Вот как это представлено у Платона. Сократ поясняет: «Раз мы – основатели государства, нашим делом будет заставлять лучшие натуры учиться тому познанию, которое мы раньше назвали самым высоким, то есть умению видеть благо и совершать к нему восхождение; но когда, высоко поднявшись, они в достаточной мере его узрят, мы не позволим им того, что в наше время им разрешается».[7]
И далее он раскрывает в диалоге с Главконом свою мысль:
«– Мы же позволим им оставаться там, на вершине, из нежелания спуститься снова к тем узникам, и, худо ли, бедно ли, они должны будут разделить с ними труды их и почести.
– Выходит, мы будем несправедливы к этим выдающимся людям, и из-за нас они будут жить хуже, чем могли бы.
– Ты опять забыл, мой друг, что закон ставит своей целью не благоденствие одного какого-нибудь слоя населения, но благо всего государства. То убеждением, то силой обеспечивает он сплоченность всех граждан, делая так, чтобы они были друг другу взаимно полезны в той мере, в какой они вообще могут быть полезны для всего общества. Выдающихся людей он включает в государство не для того, чтобы предоставить им возможность уклоняться куда кто хочет, но чтобы самому пользоваться ими для укрепления государства.
– Правда, я позабыл об этом.
– Заметь, Главкон, что мы не будем несправедливы к тем, кто становится у нас философами, напротив, мы предъявим к ним лишь справедливое требование, заставляя их заботиться о других и стоять на страже их интересов. Мы скажем им так: «Во всех других государствах люди, обратившиеся к философии, вправе не принимать участия в государственных делах, потому что люди сделались такими сами собой, вопреки государственному строю, а то, что вырастает само собой, никому не обязано своим питанием и не должно стремиться возместить расходы. А вас родили мы для вас же самих и для остальных граждан, подобно тому как у пчел среди их роя бывают вожди и цари. Вы воспитаны лучше и совершеннее, чем те философы, и более их способны заниматься и тем и другим. Поэтому вы должны, каждый в свой черед, спускаться в обитель прочих людей и привыкать созерцать темные стороны жизни. Привыкнув, вы в тысячу раз лучше, чем живущие там, разглядите и распознаете, что представляет собой каждая тень и образ чего она есть, так как вы уже раньше лицезрели правду относительно всего прекрасного, справедливого и доброго. Тогда государство будет у нас с вами устроено уже наяву, а не во сне, как это происходит сейчас в большинстве государств, где идут междоусобные войны и призрачные сражения за власть, – будто это какое-то великое благо. По правде же дело обстоит вот как: где всего менее стремятся к власти те, кому предстоит править, там государство управляется лучше всего, и распри отсутствуют полностью; совсем иначе бывает в государстве, где правящие настроены противоположным образом.
– Безусловно.
– А ты не думаешь, что наши питомцы, слыша это, выйдут из нашего повиновения и не пожелают трудиться, каждый в свой черед, вместе с гражданами, а предпочтут все время пребывать друг с другом в области чистого [бытия]?
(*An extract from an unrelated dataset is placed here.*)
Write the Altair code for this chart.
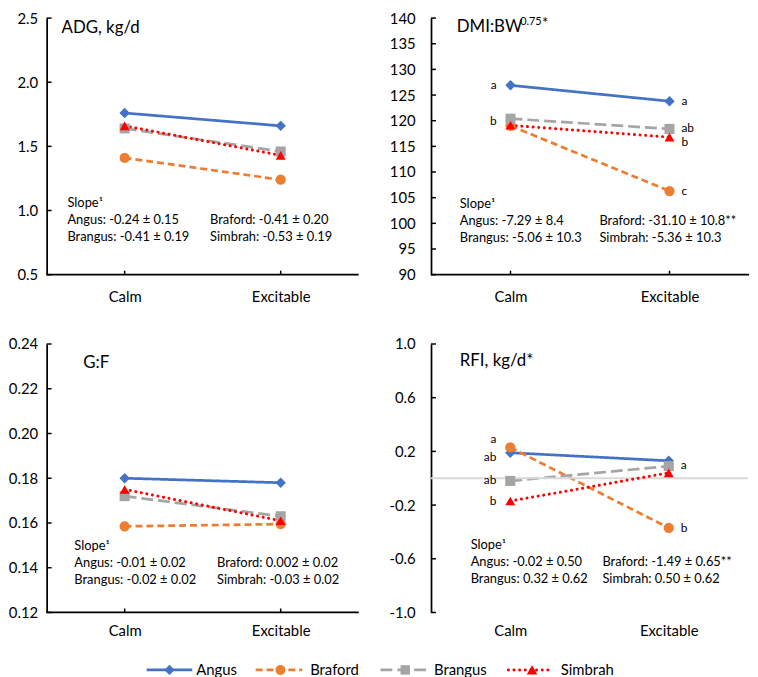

– Этого не может быть, потому что мы обращаемся к людям справедливым с нашим справедливым требованием. Но во всяком случае каждый из них пойдет управлять только потому, что это необходимо, – в полную противоположность современным правителям в любом государстве».[8]
Здесь описано возвращения в иллюзию, в сон, того, кто познал настоящую реальность и пробудился. И это возвращение происходит не для того, чтобы в этой иллюзии сотворить счастье для себя, но для того, чтобы сделать счастливыми других – вот это и есть момент эсхатологического оптимизма. То есть, зная, что пространство на дне пещеры есть пространство иллюзии, область сна, надо все равно возвращаться туда и пытаться открыть веки, снять оковы пленникам. Именно это я называю «эсхатологическим оптимизмом».
Могут заметить, что концепция эсхатологического оптимизма носит своего рода мифопоэтический характер. Я не утверждаю, что это строго философская концепция. Я согласна, что это, скорее, метафорический образ, который, вместе с тем, позволят понять, какие парадигмальные точки присутствуют в фундаментальной философии. Речь идет о философском мифе. Эсхатологический оптимизм – это формула, которая как раз описывает грустное и даже несчастное нисхождение пробужденного философа в мир темных иллюзий и тяжелых ночных кошмаров.